Oscar said:
Stefan and Bob thanks for your documented example and especially that
you've got it running now.
However, where is the action that the ASP page calls the other HTML
page to open in the client browser ?
The html page controls the activity. When the .htm page is opened, it sends
a request via the rs.open statement to the asp page, which runs on the
server and returns the requested recordset. Obviously, you would use
querystring variables to pass parameters to the asp page via the url in the
Open statement to control what data is returned. In fact, using this method,
you are restricted to using the querystring, which is another reason I
prefer using the XMLHTTPRequest object, in addition to the reasons mentioned
by Mark.
Another factor to consider is passing the data back to an asp page. Using
the xmlhttprequest object makes it possible to pass the recordset back to a
server-side page.
Are there restrictions with respect to the size of the recordset when
using the resonse object?
None that I know of. When I experimented with passing recordsets to browser
clients, I made sure the recordsets were not very large (a few hundred rows
at the max). Usualy, I was passing around a disconnected recordset
containing a single row, using UpdateBatch to send changes back to the
database after the recordset had been processed by one or more pages.

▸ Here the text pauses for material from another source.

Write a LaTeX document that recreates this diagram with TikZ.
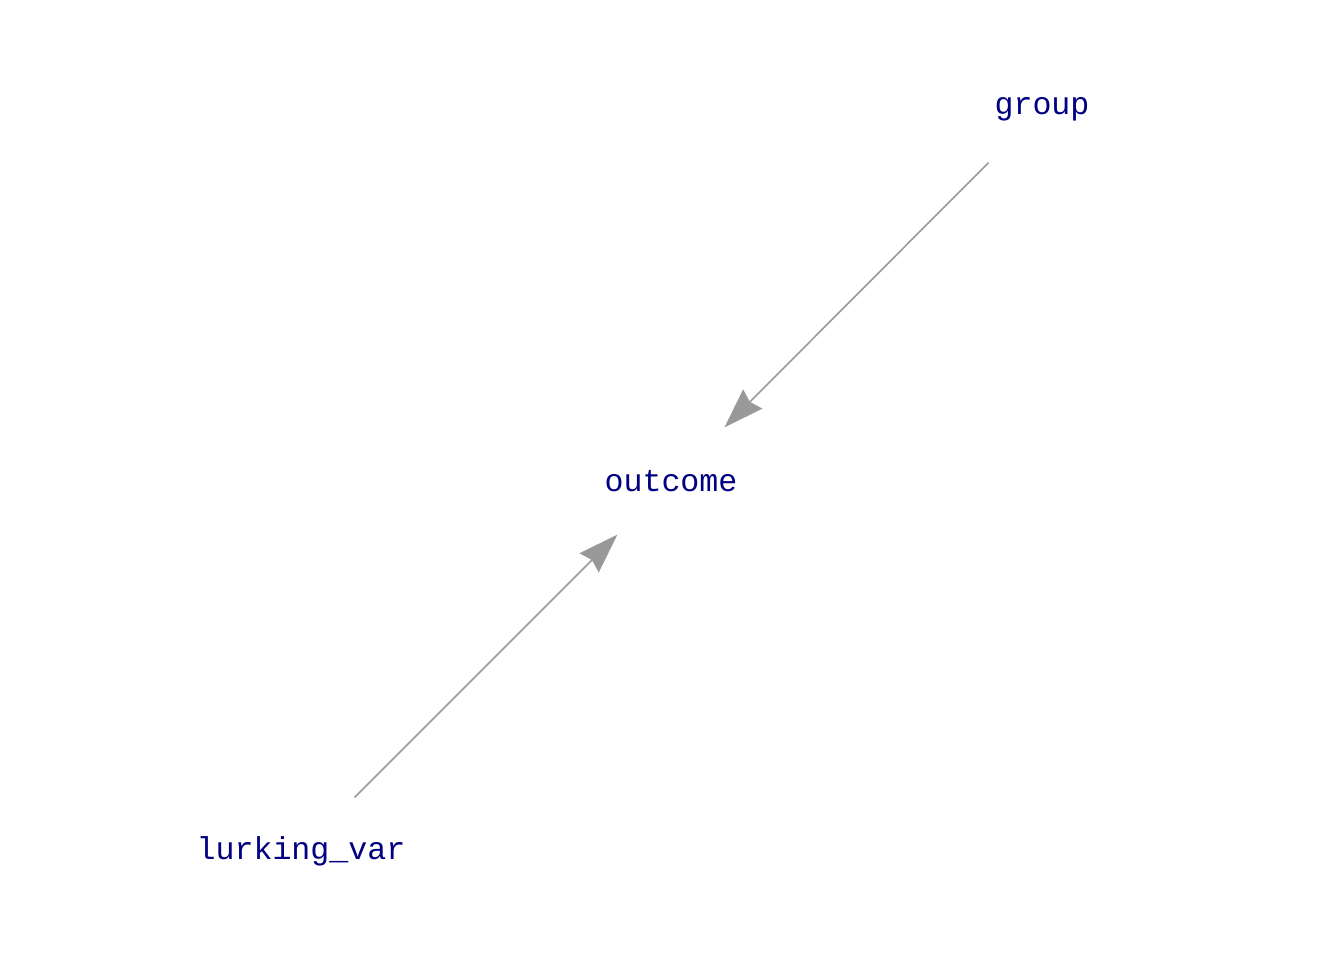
\documentclass[tikz,border=0pt]{standalone}
\usepackage{fontspec}
\setmonofont{Liberation Mono}
\usetikzlibrary{arrows.meta, positioning}
\definecolor{varnavy}{RGB}{0,0,128}
\definecolor{edgegray}{RGB}{153,153,153}

\begin{document}
\begin{tikzpicture}[
    var/.style={circle, minimum size=15mm, inner sep=0pt,
                font=\ttfamily\fontsize{9}{11}\selectfont, text=varnavy},
    flow/.style={-{Stealth[length=4mm, width=2.7mm, inset=0.4mm]},
                 line width=0.45pt, draw=edgegray, fill=edgegray},
]
\useasboundingbox (0,0) rectangle (13.44,9.6);
\node[var] (grp) at (10.42,8.51) {\makebox[0pt]{group}};
\node[var] (out) at (6.71,4.79) {\makebox[0pt]{outcome}};
\node[var] (lrk) at (3.01,1.09) {\makebox[0pt]{lurking\_var}};
\draw[flow] (grp) -- (out);
\draw[flow] (lrk) -- (out);
\end{tikzpicture}
\end{document}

Unfortunately, that application crashed and burned: it ran well in
development and testing on several machines. However, a week or so after it
went into production, we started getting calls: "createobject failed ..." on
this machine, "ADO error" on that machine ... updating/reinstalling MDAC on
those machines solved most of the problems, but there were a couple machines
which have never been able to run this app - MDAC was completely hosed on
those machines. As a result, I rewrote the app to remove any mention of ADO
in client-side code, and I have never written another app that used
client-side recordsets. Any client-side data processing is done via XML.